— Begin Source data —

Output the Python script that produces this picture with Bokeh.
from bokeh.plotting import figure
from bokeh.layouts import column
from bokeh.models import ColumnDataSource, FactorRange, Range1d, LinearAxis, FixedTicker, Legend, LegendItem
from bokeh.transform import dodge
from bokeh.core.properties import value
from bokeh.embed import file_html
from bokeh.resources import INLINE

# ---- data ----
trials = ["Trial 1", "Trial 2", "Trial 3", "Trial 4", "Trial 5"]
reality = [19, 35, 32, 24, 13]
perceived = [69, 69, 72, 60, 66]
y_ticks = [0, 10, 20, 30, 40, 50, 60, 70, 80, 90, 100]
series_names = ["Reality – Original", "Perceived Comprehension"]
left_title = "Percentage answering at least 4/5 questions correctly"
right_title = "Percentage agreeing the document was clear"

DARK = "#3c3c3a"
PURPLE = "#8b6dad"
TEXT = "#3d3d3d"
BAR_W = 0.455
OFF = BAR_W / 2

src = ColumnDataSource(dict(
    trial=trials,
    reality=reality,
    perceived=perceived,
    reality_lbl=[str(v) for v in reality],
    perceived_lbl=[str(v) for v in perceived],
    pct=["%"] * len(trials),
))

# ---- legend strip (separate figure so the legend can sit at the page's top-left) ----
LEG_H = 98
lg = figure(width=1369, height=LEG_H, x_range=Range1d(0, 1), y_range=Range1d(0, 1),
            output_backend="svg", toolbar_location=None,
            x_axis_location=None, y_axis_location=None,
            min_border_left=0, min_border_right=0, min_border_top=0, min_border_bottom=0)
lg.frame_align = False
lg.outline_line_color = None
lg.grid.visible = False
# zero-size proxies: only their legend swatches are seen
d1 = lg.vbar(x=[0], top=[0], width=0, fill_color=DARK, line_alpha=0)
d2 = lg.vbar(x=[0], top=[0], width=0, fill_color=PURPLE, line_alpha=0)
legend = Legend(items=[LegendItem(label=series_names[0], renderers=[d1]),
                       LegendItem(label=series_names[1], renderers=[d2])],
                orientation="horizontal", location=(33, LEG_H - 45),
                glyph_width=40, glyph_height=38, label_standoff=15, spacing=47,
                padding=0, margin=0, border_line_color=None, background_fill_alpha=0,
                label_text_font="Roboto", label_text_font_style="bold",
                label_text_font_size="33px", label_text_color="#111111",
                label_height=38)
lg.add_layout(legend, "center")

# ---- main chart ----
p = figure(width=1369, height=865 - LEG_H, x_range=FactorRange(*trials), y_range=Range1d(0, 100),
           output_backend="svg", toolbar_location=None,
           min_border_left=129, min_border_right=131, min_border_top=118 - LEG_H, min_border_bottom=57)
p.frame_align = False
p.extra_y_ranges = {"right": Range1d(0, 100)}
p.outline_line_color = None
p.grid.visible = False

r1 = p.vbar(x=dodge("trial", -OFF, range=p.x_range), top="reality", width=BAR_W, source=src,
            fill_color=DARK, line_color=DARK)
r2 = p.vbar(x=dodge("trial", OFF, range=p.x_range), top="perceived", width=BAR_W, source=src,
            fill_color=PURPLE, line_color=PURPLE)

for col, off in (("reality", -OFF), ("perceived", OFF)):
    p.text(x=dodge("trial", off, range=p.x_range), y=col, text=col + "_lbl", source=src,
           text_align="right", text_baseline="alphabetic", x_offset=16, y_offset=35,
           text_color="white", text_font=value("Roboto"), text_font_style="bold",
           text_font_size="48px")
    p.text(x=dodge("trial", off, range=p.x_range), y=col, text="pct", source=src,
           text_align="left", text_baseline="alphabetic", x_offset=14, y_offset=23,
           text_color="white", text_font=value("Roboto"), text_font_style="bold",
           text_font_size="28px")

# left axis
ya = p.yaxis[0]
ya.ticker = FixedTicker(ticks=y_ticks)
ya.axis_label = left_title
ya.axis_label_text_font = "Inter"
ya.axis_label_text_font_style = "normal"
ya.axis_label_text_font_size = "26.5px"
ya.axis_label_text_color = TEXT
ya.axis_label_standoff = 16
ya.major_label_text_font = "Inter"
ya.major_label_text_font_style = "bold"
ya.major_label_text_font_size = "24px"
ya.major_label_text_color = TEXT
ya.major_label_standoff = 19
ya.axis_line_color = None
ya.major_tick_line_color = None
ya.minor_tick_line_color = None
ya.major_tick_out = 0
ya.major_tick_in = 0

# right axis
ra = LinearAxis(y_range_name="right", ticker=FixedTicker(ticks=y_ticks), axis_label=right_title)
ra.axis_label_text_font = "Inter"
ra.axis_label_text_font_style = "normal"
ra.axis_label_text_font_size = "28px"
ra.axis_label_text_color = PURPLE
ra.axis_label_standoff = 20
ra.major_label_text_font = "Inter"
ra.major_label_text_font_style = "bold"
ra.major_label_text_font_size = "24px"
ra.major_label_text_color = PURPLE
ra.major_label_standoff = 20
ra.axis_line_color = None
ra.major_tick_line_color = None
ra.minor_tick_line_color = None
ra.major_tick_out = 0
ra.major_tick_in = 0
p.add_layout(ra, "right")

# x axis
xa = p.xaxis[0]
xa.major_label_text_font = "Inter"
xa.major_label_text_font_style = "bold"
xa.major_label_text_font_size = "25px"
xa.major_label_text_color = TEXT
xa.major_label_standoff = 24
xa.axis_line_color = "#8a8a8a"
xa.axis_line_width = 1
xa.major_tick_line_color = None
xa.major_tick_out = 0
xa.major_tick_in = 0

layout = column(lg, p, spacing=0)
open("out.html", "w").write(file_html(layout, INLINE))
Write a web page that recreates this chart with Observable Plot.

— End Source data —

*Stated problem*
Exactly reproduce every line of the records.

*Complete answer*
Output the Python script that produces this picture with Bokeh.
from bokeh.plotting import figure
from bokeh.layouts import column
from bokeh.models import ColumnDataSource, FactorRange, Range1d, LinearAxis, FixedTicker, Legend, LegendItem
from bokeh.transform import dodge
from bokeh.core.properties import value
from bokeh.embed import file_html
from bokeh.resources import INLINE

# ---- data ----
trials = ["Trial 1", "Trial 2", "Trial 3", "Trial 4", "Trial 5"]
reality = [19, 35, 32, 24, 13]
perceived = [69, 69, 72, 60, 66]
y_ticks = [0, 10, 20, 30, 40, 50, 60, 70, 80, 90, 100]
series_names = ["Reality – Original", "Perceived Comprehension"]
left_title = "Percentage answering at least 4/5 questions correctly"
right_title = "Percentage agreeing the document was clear"

DARK = "#3c3c3a"
PURPLE = "#8b6dad"
TEXT = "#3d3d3d"
BAR_W = 0.455
OFF = BAR_W / 2

src = ColumnDataSource(dict(
    trial=trials,
    reality=reality,
    perceived=perceived,
    reality_lbl=[str(v) for v in reality],
    perceived_lbl=[str(v) for v in perceived],
    pct=["%"] * len(trials),
))

# ---- legend strip (separate figure so the legend can sit at the page's top-left) ----
LEG_H = 98
lg = figure(width=1369, height=LEG_H, x_range=Range1d(0, 1), y_range=Range1d(0, 1),
            output_backend="svg", toolbar_location=None,
            x_axis_location=None, y_axis_location=None,
            min_border_left=0, min_border_right=0, min_border_top=0, min_border_bottom=0)
lg.frame_align = False
lg.outline_line_color = None
lg.grid.visible = False
# zero-size proxies: only their legend swatches are seen
d1 = lg.vbar(x=[0], top=[0], width=0, fill_color=DARK, line_alpha=0)
d2 = lg.vbar(x=[0], top=[0], width=0, fill_color=PURPLE, line_alpha=0)
legend = Legend(items=[LegendItem(label=series_names[0], renderers=[d1]),
                       LegendItem(label=series_names[1], renderers=[d2])],
                orientation="horizontal", location=(33, LEG_H - 45),
                glyph_width=40, glyph_height=38, label_standoff=15, spacing=47,
                padding=0, margin=0, border_line_color=None, background_fill_alpha=0,
                label_text_font="Roboto", label_text_font_style="bold",
                label_text_font_size="33px", label_text_color="#111111",
                label_height=38)
lg.add_layout(legend, "center")

# ---- main chart ----
p = figure(width=1369, height=865 - LEG_H, x_range=FactorRange(*trials), y_range=Range1d(0, 100),
           output_backend="svg", toolbar_location=None,
           min_border_left=129, min_border_right=131, min_border_top=118 - LEG_H, min_border_bottom=57)
p.frame_align = False
p.extra_y_ranges = {"right": Range1d(0, 100)}
p.outline_line_color = None
p.grid.visible = False

r1 = p.vbar(x=dodge("trial", -OFF, range=p.x_range), top="reality", width=BAR_W, source=src,
            fill_color=DARK, line_color=DARK)
r2 = p.vbar(x=dodge("trial", OFF, range=p.x_range), top="perceived", width=BAR_W, source=src,
            fill_color=PURPLE, line_color=PURPLE)

for col, off in (("reality", -OFF), ("perceived", OFF)):
    p.text(x=dodge("trial", off, range=p.x_range), y=col, text=col + "_lbl", source=src,
           text_align="right", text_baseline="alphabetic", x_offset=16, y_offset=35,
           text_color="white", text_font=value("Roboto"), text_font_style="bold",
           text_font_size="48px")
    p.text(x=dodge("trial", off, range=p.x_range), y=col, text="pct", source=src,
           text_align="left", text_baseline="alphabetic", x_offset=14, y_offset=23,
           text_color="white", text_font=value("Roboto"), text_font_style="bold",
           text_font_size="28px")

# left axis
ya = p.yaxis[0]
ya.ticker = FixedTicker(ticks=y_ticks)
ya.axis_label = left_title
ya.axis_label_text_font = "Inter"
ya.axis_label_text_font_style = "normal"
ya.axis_label_text_font_size = "26.5px"
ya.axis_label_text_color = TEXT
ya.axis_label_standoff = 16
ya.major_label_text_font = "Inter"
ya.major_label_text_font_style = "bold"
ya.major_label_text_font_size = "24px"
ya.major_label_text_color = TEXT
ya.major_label_standoff = 19
ya.axis_line_color = None
ya.major_tick_line_color = None
ya.minor_tick_line_color = None
ya.major_tick_out = 0
ya.major_tick_in = 0

# right axis
ra = LinearAxis(y_range_name="right", ticker=FixedTicker(ticks=y_ticks), axis_label=right_title)
ra.axis_label_text_font = "Inter"
ra.axis_label_text_font_style = "normal"
ra.axis_label_text_font_size = "28px"
ra.axis_label_text_color = PURPLE
ra.axis_label_standoff = 20
ra.major_label_text_font = "Inter"
ra.major_label_text_font_style = "bold"
ra.major_label_text_font_size = "24px"
ra.major_label_text_color = PURPLE
ra.major_label_standoff = 20
ra.axis_line_color = None
ra.major_tick_line_color = None
ra.minor_tick_line_color = None
ra.major_tick_out = 0
ra.major_tick_in = 0
p.add_layout(ra, "right")

# x axis
xa = p.xaxis[0]
xa.major_label_text_font = "Inter"
xa.major_label_text_font_style = "bold"
xa.major_label_text_font_size = "25px"
xa.major_label_text_color = TEXT
xa.major_label_standoff = 24
xa.axis_line_color = "#8a8a8a"
xa.axis_line_width = 1
xa.major_tick_line_color = None
xa.major_tick_out = 0
xa.major_tick_in = 0

layout = column(lg, p, spacing=0)
open("out.html", "w").write(file_html(layout, INLINE))
Write a web page that recreates this chart with Observable Plot.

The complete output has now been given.